At 1523 GMT, the dollar was down 0.10% against the yen, changing hands at JPY113.64. The euro and pound lost ground versus the greenback, posting declines of 0.34% and 0.32% changing hands at $1.0968 and $1.4181 respectively.
Jane Foley, senior FX strategist at Rabobank, said, “Money markets this week will focus heavily on the ECB Governing Council meeting. Despite the very recent upturn in long-term inflation break-evens, we expect the ECB to announce a range of policy easing measures.
"Our base case is for a 10 basis points cut in the deposit rate, an extension of the TLTROs (or an equivalent measure) and an expansion of the quantitative easing program to the tune of 10-20bn per month."

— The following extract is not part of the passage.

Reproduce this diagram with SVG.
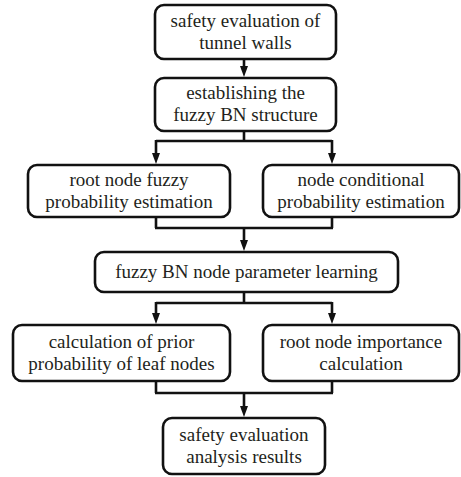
<svg xmlns="http://www.w3.org/2000/svg" width="461" height="477" viewBox="0 0 461 477">
<style>
.box{fill:#fff;stroke:#111;stroke-width:2.6}
.t{font-family:"Liberation Serif","Times New Roman",serif;font-size:19px;fill:#231f20;text-anchor:middle}
.c{fill:none;stroke:#111;stroke-width:2.6}
</style>
<defs>
<marker id="ah" markerWidth="8" markerHeight="12" refX="4" refY="11" orient="auto-start-reverse" markerUnits="userSpaceOnUse" viewBox="0 0 8 12">
<path d="M0,0 L8,0 L4,12 Z" fill="#111" transform="rotate(0)"/>
</marker>
</defs>
<rect width="461" height="477" fill="#fff"/>
<g id="connectors">
<path class="c" d="M244,59 V66"/><path d="M240,66 H248 L244,77 Z" fill="#111"/>
<path class="c" d="M244,131 V141 M156,141 H332 M156,140 V153 M332,140 V153"/>
<path d="M152,153 H160 L156,164 Z" fill="#111"/><path d="M328,153 H336 L332,164 Z" fill="#111"/>
<path class="c" d="M156,217 V228 M332,217 V228 M155,228 H333 M244,228 V240"/>
<path d="M240,240 H248 L244,251 Z" fill="#111"/>
<path class="c" d="M244,292 V303 M156,303 H332 M156,302 V313 M332,302 V313"/>
<path d="M152,313 H160 L156,324 Z" fill="#111"/><path d="M328,313 H336 L332,324 Z" fill="#111"/>
<path class="c" d="M156,381 V393 M332,381 V393 M155,393 H333 M244,393 V406"/>
<path d="M240,406 H248 L244,417 Z" fill="#111"/>
</g>
<g id="n1"><rect class="box" x="155" y="5" width="181" height="54" rx="9"/>
<text class="t" x="245.5" y="27">safety evaluation of</text><text class="t" x="245.5" y="49">tunnel walls</text></g>
<g id="n2"><rect class="box" x="155" y="78" width="181" height="53" rx="9"/>
<text class="t" x="245.5" y="99">establishing the</text><text class="t" x="245.5" y="121">fuzzy BN structure</text></g>
<g id="n3"><rect class="box" x="28" y="165" width="202" height="52" rx="9"/>
<text class="t" x="129" y="186">root node fuzzy</text><text class="t" x="129" y="208">probability estimation</text></g>
<g id="n4"><rect class="box" x="263" y="165" width="196" height="52" rx="9"/>
<text class="t" x="361" y="186">node conditional</text><text class="t" x="361" y="208">probability estimation</text></g>
<g id="n5"><rect class="box" x="95" y="252" width="303" height="40" rx="9"/>
<text class="t" x="246.5" y="278">fuzzy BN node parameter learning</text></g>
<g id="n6"><rect class="box" x="13" y="325" width="217" height="56" rx="9"/>
<text class="t" x="121.5" y="348">calculation of prior</text><text class="t" x="121.5" y="370">probability of leaf nodes</text></g>
<g id="n7"><rect class="box" x="263" y="325" width="196" height="56" rx="9"/>
<text class="t" x="361" y="348">root node importance</text><text class="t" x="361" y="370">calculation</text></g>
<g id="n8"><rect class="box" x="163" y="418" width="162" height="56" rx="9"/>
<text class="t" x="244" y="441">safety evaluation</text><text class="t" x="244" y="463">analysis results</text></g>
</svg>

Elsewhere, selected commodity linked currencies gained some momentum during the afternoon session in Europe, but the Canadian dollar was not among them. The greenback notched a modest 0.08% gain versus the loonie to changing hands at CAD$1.3328.
The Australian dollar rose 0.11% against the greenback exchanging at US$0.7447, after data released last week suggested Australia’s real GDP growth was a solid 0.6% quarter-on-quarter in the fourth quarter of 2015, following 1.1% growth - revised up from 0.9% - in the previous quarter.
However, the New Zealand dollar fell versus its US counterpart by 0.35% exchanging at $0.6787.
Kit Juckes, head of forex at Societe Generale, said, “Oil prices can edge up and NOK, CAD and RUB remain on our ‘buy' list. Short NZD/CAD still looks fine to me. Meanwhile, the build-up of long yen positions looks dangerous though.
“If market measures of inflation expectations head higher, and risk aversion doesn't return with a vengeance, the natural trend if USD/JPY is going to be upwards and 120 isn't inconceivable."
Finally, a plethora of other commodity currencies headed marginally higher, particularly in Latin America, with the dollar falling 0.05%, 0.60% and 0.11% against the Mexican, Colombian and Chilean pesos respectively.